What is the deal on this coin anyway? I heard a passing blurb on the news about it, but I haven't had a chance to look into it yet.


Essentially, it takes advantage of a loophole that would allow the government to circumvent the current debt ceiling. The debt ceiling is separate from the federal budget, and if it is not raised, the U.S. will not be able to borrow money from the Federal Reserve to pay for the allocations currently reserved in the budget, which would be disastrous. Because raising the debt ceiling is an issue wrapped in politics that would lead to another harrowing debt ceiling fight, the government is looking for a way around that conflict. However, due to certain laws on the books pertaining to our fiat currency, there are limits on the minting of gold, silver, and copper. By making a platinum coin worth $1 trillion, the Treasury ducks the issue. The coin (or coins) would be deposited into the Federal Reserve, from which the Treasury can draw money as it needs. Because it's not borrowing, as in a loan, but simply depositing and withdrawing, it dodges the debt ceiling issue. I'm not sure how it would affect inflation. I would think that it would contribute to a rising inflation rate over time as the money makes its way from the Fed, back into the Treasury as dollars, and into circulation as paid monetary debt.
#10SCAMaz0nPosted 1/9/2013 11:40:49 AM
Ragnarok0723 posted...
kozlo100 posted...
I'm not sure how it would affect inflation.
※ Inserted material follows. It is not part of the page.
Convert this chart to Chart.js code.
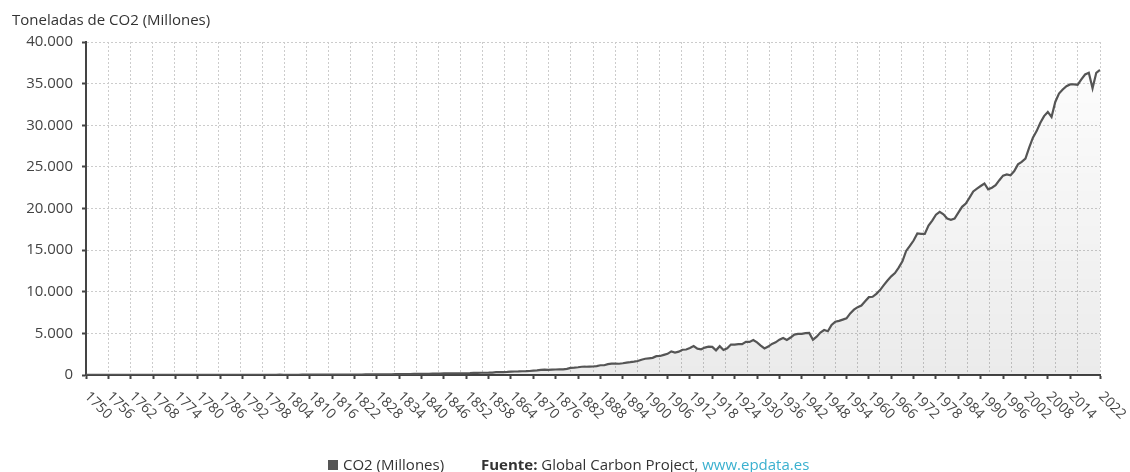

I would think that it would contribute to a rising inflation rate over time as the money makes its way from the Fed, back into the Treasury as dollars, and into circulation as paid monetary debt.

http://www.wired.com/autopia/2008/02/as-platinum-soa/

It would raise the market value of platinum.
Which would raise the cost of making anything out of platinum.
Which would (see link above) lead to some inevitable side effects.

Hey guyz, maybe we should think a bit more before getting involved in hair brain schemes?